- GIVEN DATA
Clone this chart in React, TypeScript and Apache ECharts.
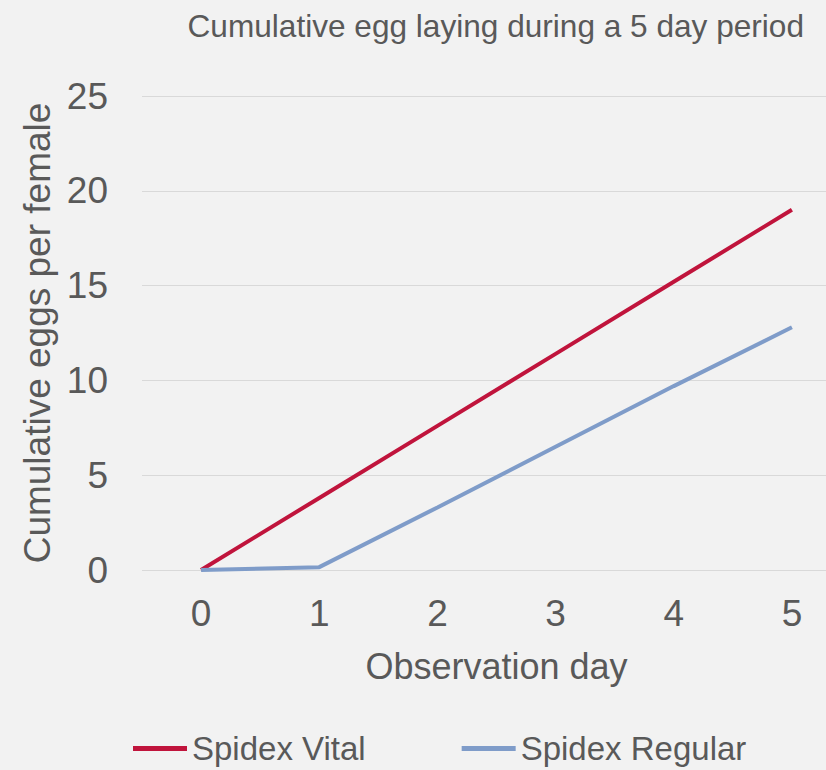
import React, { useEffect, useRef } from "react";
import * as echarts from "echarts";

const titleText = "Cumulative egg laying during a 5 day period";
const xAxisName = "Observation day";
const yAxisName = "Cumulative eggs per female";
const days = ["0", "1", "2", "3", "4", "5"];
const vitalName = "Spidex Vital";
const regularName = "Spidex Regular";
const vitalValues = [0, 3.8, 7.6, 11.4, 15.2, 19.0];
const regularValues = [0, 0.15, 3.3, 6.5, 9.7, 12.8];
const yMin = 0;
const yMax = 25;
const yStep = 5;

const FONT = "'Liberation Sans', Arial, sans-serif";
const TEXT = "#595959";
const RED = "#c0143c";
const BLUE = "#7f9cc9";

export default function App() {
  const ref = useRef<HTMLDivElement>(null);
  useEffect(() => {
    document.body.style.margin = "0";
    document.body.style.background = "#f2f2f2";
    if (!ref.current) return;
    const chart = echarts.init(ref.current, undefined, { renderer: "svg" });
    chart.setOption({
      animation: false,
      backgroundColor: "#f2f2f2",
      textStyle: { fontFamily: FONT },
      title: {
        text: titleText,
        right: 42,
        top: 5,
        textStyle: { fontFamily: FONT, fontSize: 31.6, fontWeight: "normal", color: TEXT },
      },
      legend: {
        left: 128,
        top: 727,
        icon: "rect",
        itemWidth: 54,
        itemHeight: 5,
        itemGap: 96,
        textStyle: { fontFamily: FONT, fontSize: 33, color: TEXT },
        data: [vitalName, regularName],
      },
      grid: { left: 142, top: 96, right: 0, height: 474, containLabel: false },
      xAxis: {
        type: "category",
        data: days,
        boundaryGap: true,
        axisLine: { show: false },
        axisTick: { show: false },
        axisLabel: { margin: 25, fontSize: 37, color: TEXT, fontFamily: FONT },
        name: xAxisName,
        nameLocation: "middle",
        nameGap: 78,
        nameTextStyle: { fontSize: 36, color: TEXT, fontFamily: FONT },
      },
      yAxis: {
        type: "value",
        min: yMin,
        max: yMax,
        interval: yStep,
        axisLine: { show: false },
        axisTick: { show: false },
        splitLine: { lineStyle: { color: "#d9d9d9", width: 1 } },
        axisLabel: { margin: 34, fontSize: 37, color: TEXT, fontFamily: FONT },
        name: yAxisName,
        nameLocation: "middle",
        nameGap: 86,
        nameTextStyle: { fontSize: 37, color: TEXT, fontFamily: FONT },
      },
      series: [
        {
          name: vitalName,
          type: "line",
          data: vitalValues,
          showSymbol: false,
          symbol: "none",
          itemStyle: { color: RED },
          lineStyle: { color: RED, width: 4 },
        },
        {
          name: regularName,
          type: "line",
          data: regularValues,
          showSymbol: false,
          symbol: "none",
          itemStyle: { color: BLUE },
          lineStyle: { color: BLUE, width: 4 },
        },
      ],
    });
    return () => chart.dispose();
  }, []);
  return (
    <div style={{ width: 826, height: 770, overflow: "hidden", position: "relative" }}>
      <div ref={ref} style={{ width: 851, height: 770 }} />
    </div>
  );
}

- WHAT IS NEEDED
Extract every line of the data exactly; pictures stay out.

- PROBLEM SOLUTION
Clone this chart in React, TypeScript and Apache ECharts.
import React, { useEffect, useRef } from "react";
import * as echarts from "echarts";

const titleText = "Cumulative egg laying during a 5 day period";
const xAxisName = "Observation day";
const yAxisName = "Cumulative eggs per female";
const days = ["0", "1", "2", "3", "4", "5"];
const vitalName = "Spidex Vital";
const regularName = "Spidex Regular";
const vitalValues = [0, 3.8, 7.6, 11.4, 15.2, 19.0];
const regularValues = [0, 0.15, 3.3, 6.5, 9.7, 12.8];
const yMin = 0;
const yMax = 25;
const yStep = 5;

const FONT = "'Liberation Sans', Arial, sans-serif";
const TEXT = "#595959";
const RED = "#c0143c";
const BLUE = "#7f9cc9";

export default function App() {
  const ref = useRef<HTMLDivElement>(null);
  useEffect(() => {
    document.body.style.margin = "0";
    document.body.style.background = "#f2f2f2";
    if (!ref.current) return;
    const chart = echarts.init(ref.current, undefined, { renderer: "svg" });
    chart.setOption({
      animation: false,
      backgroundColor: "#f2f2f2",
      textStyle: { fontFamily: FONT },
      title: {
        text: titleText,
        right: 42,
        top: 5,
        textStyle: { fontFamily: FONT, fontSize: 31.6, fontWeight: "normal", color: TEXT },
      },
      legend: {
        left: 128,
        top: 727,
        icon: "rect",
        itemWidth: 54,
        itemHeight: 5,
        itemGap: 96,
        textStyle: { fontFamily: FONT, fontSize: 33, color: TEXT },
        data: [vitalName, regularName],
      },
      grid: { left: 142, top: 96, right: 0, height: 474, containLabel: false },
      xAxis: {
        type: "category",
        data: days,
        boundaryGap: true,
        axisLine: { show: false },
        axisTick: { show: false },
        axisLabel: { margin: 25, fontSize: 37, color: TEXT, fontFamily: FONT },
        name: xAxisName,
        nameLocation: "middle",
        nameGap: 78,
        nameTextStyle: { fontSize: 36, color: TEXT, fontFamily: FONT },
      },
      yAxis: {
        type: "value",
        min: yMin,
        max: yMax,
        interval: yStep,
        axisLine: { show: false },
        axisTick: { show: false },
        splitLine: { lineStyle: { color: "#d9d9d9", width: 1 } },
        axisLabel: { margin: 34, fontSize: 37, color: TEXT, fontFamily: FONT },
        name: yAxisName,
        nameLocation: "middle",
        nameGap: 86,
        nameTextStyle: { fontSize: 37, color: TEXT, fontFamily: FONT },
      },
      series: [
        {
          name: vitalName,
          type: "line",
          data: vitalValues,
          showSymbol: false,
          symbol: "none",
          itemStyle: { color: RED },
          lineStyle: { color: RED, width: 4 },
        },
        {
          name: regularName,
          type: "line",
          data: regularValues,
          showSymbol: false,
          symbol: "none",
          itemStyle: { color: BLUE },
          lineStyle: { color: BLUE, width: 4 },
        },
      ],
    });
    return () => chart.dispose();
  }, []);
  return (
    <div style={{ width: 826, height: 770, overflow: "hidden", position: "relative" }}>
      <div ref={ref} style={{ width: 851, height: 770 }} />
    </div>
  );
}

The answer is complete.